军事应用是显而易见的，允许驻扎在城市地区的地面部队在角落或黑暗的空间看到敌方战斗人员，否则他们就会被隐藏起来。最终的民用用途可能包括从家庭医疗保健到商业安全系统的任何东西。

This 5G project builds on research that Chen and Li have done separately and together over the past decade, exploring intelligent surveillance, wireless information security and cognitive radio networks. Both researchers point to long and fruitful relationships with the Air Force Research Laboratory (AFRL) in Rome, N.Y., and other U.S. military funders for their success in landing these two grants.

这个5G项目建立在他们过去十年里各自和共同做的研究的基础上，探索智能监控、无线信息安全和认知无线电网络。两位研究人员都指出，他们与纽约罗马的空军研究实验室(AFRL)和其他美国军事资助者建立了长期而富有成效的关系，使他们成功地获得了这两笔研究资金。

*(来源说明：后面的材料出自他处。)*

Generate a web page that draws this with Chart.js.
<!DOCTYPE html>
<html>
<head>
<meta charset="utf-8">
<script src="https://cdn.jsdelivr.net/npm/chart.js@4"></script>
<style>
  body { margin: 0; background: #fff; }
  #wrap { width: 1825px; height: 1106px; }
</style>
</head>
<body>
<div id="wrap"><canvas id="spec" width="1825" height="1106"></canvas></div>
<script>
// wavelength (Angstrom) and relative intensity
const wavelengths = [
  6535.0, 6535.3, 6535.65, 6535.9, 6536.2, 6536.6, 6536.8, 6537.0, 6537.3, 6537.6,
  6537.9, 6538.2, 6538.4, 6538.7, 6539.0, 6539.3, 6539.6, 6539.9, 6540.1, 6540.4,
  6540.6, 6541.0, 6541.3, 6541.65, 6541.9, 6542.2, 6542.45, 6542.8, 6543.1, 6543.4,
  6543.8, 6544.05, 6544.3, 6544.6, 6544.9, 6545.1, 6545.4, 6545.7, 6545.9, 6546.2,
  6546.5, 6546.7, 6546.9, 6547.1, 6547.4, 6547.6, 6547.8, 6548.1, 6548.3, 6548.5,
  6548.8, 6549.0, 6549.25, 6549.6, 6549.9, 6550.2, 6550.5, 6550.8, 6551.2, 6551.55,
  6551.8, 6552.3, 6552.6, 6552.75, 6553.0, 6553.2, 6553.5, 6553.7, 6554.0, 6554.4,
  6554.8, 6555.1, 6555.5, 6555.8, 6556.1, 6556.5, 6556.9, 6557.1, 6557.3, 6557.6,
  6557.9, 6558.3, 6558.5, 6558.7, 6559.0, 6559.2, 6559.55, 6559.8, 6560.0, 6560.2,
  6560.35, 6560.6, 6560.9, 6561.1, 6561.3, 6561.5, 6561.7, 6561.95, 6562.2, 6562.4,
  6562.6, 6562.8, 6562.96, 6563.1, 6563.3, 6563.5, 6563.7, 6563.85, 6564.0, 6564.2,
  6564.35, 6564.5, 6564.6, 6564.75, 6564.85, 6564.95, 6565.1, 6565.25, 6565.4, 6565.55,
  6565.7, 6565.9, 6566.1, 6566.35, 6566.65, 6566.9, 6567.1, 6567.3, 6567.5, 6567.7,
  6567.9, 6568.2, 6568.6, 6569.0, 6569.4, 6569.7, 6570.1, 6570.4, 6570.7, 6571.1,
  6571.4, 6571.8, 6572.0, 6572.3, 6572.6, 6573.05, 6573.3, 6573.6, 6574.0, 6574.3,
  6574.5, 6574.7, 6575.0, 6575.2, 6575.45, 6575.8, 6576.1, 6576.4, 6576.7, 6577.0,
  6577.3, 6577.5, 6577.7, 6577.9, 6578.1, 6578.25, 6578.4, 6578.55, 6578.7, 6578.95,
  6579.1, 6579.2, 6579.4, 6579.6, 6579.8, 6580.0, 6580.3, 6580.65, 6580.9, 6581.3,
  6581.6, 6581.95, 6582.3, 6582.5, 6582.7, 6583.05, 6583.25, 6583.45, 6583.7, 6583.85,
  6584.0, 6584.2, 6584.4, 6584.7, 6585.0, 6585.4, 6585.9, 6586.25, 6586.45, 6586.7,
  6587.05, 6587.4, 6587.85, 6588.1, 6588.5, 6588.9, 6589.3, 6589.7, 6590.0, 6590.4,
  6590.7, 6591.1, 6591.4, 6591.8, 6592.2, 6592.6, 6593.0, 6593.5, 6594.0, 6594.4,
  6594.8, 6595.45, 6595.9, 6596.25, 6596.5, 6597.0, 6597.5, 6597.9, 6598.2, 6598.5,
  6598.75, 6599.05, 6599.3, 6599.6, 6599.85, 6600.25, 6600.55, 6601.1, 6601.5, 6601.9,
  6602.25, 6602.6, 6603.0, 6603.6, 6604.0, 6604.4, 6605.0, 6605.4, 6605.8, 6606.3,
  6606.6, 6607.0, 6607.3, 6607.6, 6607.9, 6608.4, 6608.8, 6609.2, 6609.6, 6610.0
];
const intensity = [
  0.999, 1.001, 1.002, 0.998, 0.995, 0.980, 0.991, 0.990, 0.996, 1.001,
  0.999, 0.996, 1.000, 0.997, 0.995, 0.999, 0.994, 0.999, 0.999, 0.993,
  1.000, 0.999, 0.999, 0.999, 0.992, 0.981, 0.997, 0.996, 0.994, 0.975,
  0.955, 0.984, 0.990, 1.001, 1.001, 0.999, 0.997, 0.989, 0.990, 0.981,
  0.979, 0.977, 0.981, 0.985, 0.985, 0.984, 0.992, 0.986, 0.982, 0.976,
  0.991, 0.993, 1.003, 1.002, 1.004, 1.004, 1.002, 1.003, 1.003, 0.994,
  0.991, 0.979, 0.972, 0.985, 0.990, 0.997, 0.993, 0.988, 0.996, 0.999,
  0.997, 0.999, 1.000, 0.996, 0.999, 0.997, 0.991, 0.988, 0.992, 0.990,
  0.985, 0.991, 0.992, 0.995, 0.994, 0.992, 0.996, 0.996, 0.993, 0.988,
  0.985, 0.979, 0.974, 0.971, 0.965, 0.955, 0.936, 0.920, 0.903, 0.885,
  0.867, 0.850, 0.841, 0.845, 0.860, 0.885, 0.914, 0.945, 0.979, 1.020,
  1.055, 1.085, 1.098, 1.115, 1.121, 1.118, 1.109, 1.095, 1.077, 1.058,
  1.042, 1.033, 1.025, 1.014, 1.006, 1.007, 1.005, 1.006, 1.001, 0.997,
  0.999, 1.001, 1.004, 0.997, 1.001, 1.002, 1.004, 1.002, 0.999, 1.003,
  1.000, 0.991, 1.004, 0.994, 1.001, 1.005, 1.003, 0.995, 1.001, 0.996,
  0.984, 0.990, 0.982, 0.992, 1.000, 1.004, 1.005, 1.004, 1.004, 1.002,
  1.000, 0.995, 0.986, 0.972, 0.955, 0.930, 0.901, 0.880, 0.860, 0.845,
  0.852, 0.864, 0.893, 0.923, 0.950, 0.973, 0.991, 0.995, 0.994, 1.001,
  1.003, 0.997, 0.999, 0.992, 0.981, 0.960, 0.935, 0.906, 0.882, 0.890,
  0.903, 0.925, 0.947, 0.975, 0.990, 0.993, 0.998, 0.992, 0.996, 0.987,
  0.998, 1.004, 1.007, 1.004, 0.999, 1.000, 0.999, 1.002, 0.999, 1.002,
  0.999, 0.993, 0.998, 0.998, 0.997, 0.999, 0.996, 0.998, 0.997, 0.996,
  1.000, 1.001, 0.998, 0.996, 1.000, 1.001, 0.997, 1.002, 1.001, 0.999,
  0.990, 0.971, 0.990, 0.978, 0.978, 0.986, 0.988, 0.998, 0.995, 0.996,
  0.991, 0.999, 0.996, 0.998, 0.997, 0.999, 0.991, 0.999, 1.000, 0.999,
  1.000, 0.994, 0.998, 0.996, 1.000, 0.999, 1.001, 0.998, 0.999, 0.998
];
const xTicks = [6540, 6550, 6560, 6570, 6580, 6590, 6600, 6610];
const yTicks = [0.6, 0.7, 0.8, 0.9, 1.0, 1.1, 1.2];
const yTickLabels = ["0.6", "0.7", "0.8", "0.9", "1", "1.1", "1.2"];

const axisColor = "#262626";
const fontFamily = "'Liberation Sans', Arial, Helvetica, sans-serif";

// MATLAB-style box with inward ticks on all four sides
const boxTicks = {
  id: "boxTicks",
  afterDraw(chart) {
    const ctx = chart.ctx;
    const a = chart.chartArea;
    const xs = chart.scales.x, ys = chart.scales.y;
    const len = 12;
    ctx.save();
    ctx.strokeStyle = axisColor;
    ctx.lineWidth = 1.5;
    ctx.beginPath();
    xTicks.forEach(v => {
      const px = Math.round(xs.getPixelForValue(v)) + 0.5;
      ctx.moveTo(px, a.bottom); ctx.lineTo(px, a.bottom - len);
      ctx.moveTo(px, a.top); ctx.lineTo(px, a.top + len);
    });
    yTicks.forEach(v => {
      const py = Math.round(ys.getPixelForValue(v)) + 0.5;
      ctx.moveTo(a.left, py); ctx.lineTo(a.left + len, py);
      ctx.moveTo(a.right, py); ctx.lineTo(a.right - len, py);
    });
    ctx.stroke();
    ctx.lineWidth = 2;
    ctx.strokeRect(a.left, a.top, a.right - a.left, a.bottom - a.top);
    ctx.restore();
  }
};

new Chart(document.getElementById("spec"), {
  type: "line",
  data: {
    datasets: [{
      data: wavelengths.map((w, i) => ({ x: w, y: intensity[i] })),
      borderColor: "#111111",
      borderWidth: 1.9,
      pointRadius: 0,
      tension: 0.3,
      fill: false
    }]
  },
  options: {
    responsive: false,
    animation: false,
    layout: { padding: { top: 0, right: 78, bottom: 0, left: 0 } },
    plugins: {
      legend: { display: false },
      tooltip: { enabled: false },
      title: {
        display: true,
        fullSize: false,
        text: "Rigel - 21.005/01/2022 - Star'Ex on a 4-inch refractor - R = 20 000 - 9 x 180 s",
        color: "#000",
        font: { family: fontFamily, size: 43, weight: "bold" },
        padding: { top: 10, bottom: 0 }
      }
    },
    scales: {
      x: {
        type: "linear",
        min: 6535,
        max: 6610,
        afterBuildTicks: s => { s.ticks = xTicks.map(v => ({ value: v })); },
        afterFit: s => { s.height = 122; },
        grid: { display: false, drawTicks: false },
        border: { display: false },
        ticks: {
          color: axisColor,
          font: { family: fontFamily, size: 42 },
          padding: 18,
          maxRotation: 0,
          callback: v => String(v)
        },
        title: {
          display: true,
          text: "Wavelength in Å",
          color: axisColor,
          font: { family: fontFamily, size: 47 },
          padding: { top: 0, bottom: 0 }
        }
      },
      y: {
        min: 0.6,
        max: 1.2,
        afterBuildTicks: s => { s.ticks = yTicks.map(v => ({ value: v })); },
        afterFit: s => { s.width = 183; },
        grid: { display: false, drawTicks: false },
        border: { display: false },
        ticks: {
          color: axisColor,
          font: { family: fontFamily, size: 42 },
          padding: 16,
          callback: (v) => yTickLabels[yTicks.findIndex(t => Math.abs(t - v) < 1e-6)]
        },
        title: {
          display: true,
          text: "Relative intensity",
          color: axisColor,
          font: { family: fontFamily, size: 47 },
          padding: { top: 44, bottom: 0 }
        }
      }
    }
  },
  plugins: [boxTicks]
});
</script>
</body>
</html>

“Our system is first of its kind, which I believe can increase the visibility of Binghamton University,” Chen said. “We are pushing the frontier of smart applications for the Air Force and the Department of Defense to protect the interests of our nation. With that support, along with our close collaborations with researchers such as Alexander Aved from the AFRL, we can explore deeper and have Binghamton’s reputation build up in this area. Everybody tries to propose something new, but our unique combination of experts should result in success.”

陈教授说“我们的系统是同类系统中的第一个，我相信这可以提高宾汉姆顿大学的知名度”。我们正在推进空军和国防部的智能应用前沿，以保护我们国家的利益。在这种支持下，再加上我们与空军研究实验室的亚历山大·阿维德(Alexander Ave)等研究人员的密切合作，我们可以更深入地探索，并在这一领域建立宾汉姆顿的声誉。每个人都试图提出新的建议，但我们独特的专家组合应该会取得成功。“

The AFOSR grant is titled “Integrated 5G Imaging and Communication Surveillance as an Edge Service Secured by a Lightweight Environmental Fingerprint Consensus Blockchain.” The DURIP grant is “5G-MiWIS: A Testbed for an Environmental Resilient 5G Millimeter Wave Imaging Technology based Surveillance System.”

空军科学研究办公室的研究基金的标题是“集成的5G成像和通信监控作为一项由轻型环境指纹共识区块链保护的边缘服务。”国防部国防大学研究仪器计划的研究是“5G-MiWIS：基于环境弹性的5G毫米波成像技术监视系统的试验台”。